- Stocks have been tethered over the past week to rising Treasury yields and the possibility that the Fed will tighten monetary policy to tackle an expected rise in inflation.
- On Thursday, Fed Chairman Jerome Powell acknowledged that "some upward pressure on prices" could occur as the economy reopens, noting that he expects the central bank to be "patient" on policy action even if the economy sees "transitory increases in inflation."
The U.S. Federal Reserve won't step in to temper rising inflation any time soon, market watchers have said, despite surging yields that have roiled global stock markets.
Stocks have been tethered over the past week to rising Treasury yields and the possibility that the Fed will tighten monetary policy to tackle an expected rise in inflation.
On Thursday, Fed Chairman Jerome Powell acknowledged that "some upward pressure on prices" could occur as the economy reopens, noting that he expects the central bank to be "patient" on policy action even if the economy sees "transitory increases in inflation."
Though the Fed has consistently vowed to keep its monetary policy accommodative and suggested employment and inflation are still well below target, Powell's comments sent the benchmark U.S. 10-year Treasury yield back above 1.5% and rattled global stock markets. That yield hit an intraday high of 1.626% on Friday after a solid jobs report.
"The bond market vigilantes can shout all they want, but for now, the Fed is not planning to twist. Maybe that changes if bond markets become disorderly enough to trigger credit spread widening, but that's not happening yet." Kit Juckes, Societe Generale's global head of foreign exchange strategy, said in a research note.
"Maybe, not giving in to every whim of the equity market being held hostage by every wobble in risk sentiment, reflects an awareness of the bigger picture — overvalued stock markets are more dangerous than slightly higher bond yields," he said.
Inflation 'will fall back' toward target in 2022
The Fed has referred to contingent forward guidance and vowed to consider the underlying data as it looks to steer the economy out of the coronavirus crisis.
"Their projections for the economy suggest that inflation, after a burst this year, will fall back towards target in 2022, and that the job market needs to be very hot in a more comprehensive way than we have seen in the past for them to start tightening policy," said Francesco Garzarelli, head of macro research at Eisler Capital.
Garzarelli told CNBC's "Street Signs Europe" on Friday that the steepening of the yield curve was consistent with the Fed's current framework of adapting to the incoming data rather than operating according to forecasts, particularly when factoring in positive news on vaccinations and fiscal stimulus.
"What stops it, I think, here the Fed wants to have full control over the front end of the curve and I think it may come out if the situation gets very rowdy in stepping up its guidance at the front end," he said, adding that the central bank was unlikely to tinker with the long end of the curve. The front end of the curve refers to short-term debt securities, rather than longer dated bonds.
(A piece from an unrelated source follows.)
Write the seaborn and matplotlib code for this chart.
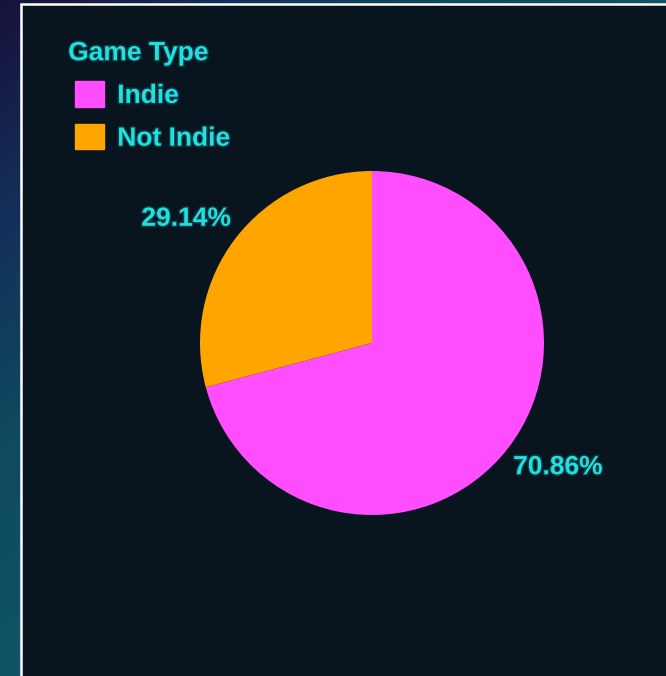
import numpy as np
import matplotlib
matplotlib.use("Agg")
import matplotlib.pyplot as plt
import matplotlib.patheffects as pe
from matplotlib.patches import Rectangle, Patch
from matplotlib.colors import LinearSegmentedColormap
from matplotlib.legend_handler import HandlerPatch
import seaborn as sns

# ---- data ----
categories = ["Indie", "Not Indie"]
shares = [70.86, 29.14]
colors = ["#ff4dff", "#ffa500"]
legend_title = "Game Type"

sns.set_theme(style="white")
plt.rcParams["font.family"] = ["Liberation Sans", "DejaVu Sans"]

W, H = 666, 676
fig = plt.figure(figsize=(W / 100, H / 100), dpi=100)

# outer gradient background
bg = fig.add_axes([0, 0, 1, 1], zorder=-10)
yy, xx = np.mgrid[0:1:200j, 0:1:200j]
t = np.clip((xx + yy) / 1.0, 0, 1)
cmap = LinearSegmentedColormap.from_list("g", ["#17123c", "#13305a", "#0f4a5e", "#0f5466"])
bg.imshow(t, cmap=cmap, aspect="auto", extent=[0, 1, 0, 1], origin="upper")
bg.set_axis_off()

# dark panel with white border
panel = Rectangle((20.5 / W, -0.1), 1.0, 1.1 - 3.5 / H, transform=fig.transFigure,
                  facecolor="#08151f", edgecolor="white", linewidth=1.8, zorder=-5)
fig.patches.append(panel)

cx, cy, r = 372, 343, 172
half = r * 1.25
ax = fig.add_axes([(cx - half) / W, (H - cy - half) / H, 2 * half / W, 2 * half / H])
ax.set_facecolor("none")

txt_color = "#20e0e0"
stroke = [pe.withStroke(linewidth=2, foreground="#0b3b44")]
fs = 19

wedges, _, autotexts = ax.pie(
    shares, colors=colors, startangle=90, counterclock=False,
    autopct="%.2f%%", pctdistance=1.3,
    textprops=dict(color=txt_color, fontsize=fs, fontweight="bold"),
    wedgeprops=dict(linewidth=0),
)
# labels sit slightly rotated (counter-clockwise) from wedge midpoints in the reference
for w, a in zip(wedges, autotexts):
    mid = np.deg2rad((w.theta1 + w.theta2) / 2 + 3.8)
    a.set_position((1.3 * np.cos(mid), 1.3 * np.sin(mid)))
    a.set_path_effects(stroke)


def square(legend, orig_handle, xdescent, ydescent, width, height, fontsize):
    return Rectangle((-xdescent + 5, -ydescent), width, height)


handles = [Patch(facecolor=c, edgecolor=c, label=l) for c, l in zip(colors, categories)]
leg = fig.legend(handles=handles, title=legend_title, loc="upper left",
                 bbox_to_anchor=(55 / W, 1 - 28 / H), frameon=False,
                 prop=dict(size=fs, weight="bold"), title_fontproperties=dict(size=fs, weight="bold"),
                 handlelength=1.1, handleheight=1.1, labelspacing=0.61, handletextpad=0.76,
                 borderpad=0, alignment="left",
                 handler_map={Patch: HandlerPatch(patch_func=square)})
leg.get_title().set_color(txt_color)
leg.get_title().set_path_effects(stroke)
for tx in leg.get_texts():
    tx.set_color(txt_color)
    tx.set_path_effects(stroke)

fig.savefig("out.png", dpi=100)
Powell emphasized on Thursday that the rise in bond yields and adverse market reaction was not considered by the central bank to be a "disorderly" one that would require direct intervention.
Charalambos Pissouros, senior market analyst at JFD Bank, also noted the Fed's willingness to overshoot its 2% inflation target for several months in the short term with the hope of stabilizing further down the line.
"As a result, we expect fears over high inflation to ease in the foreseeable future, which may allow equities and other risk-linked assets to rebound," he said in a note Friday.
"As for the dollar, it may come under selling interest on more signs that the Fed is likely to stay accommodative for longer than previously assumed."
Meanwhile, Santa Lucia Asset Management's James Morton believes that the Fed is likely to tweak its policy in the near term if inflation, and yields, continue to rise.
"The U.S. government is the biggest debtor after all and they cannot afford higher interest rates," Morton told CNBC's "Capital Connection" on Friday.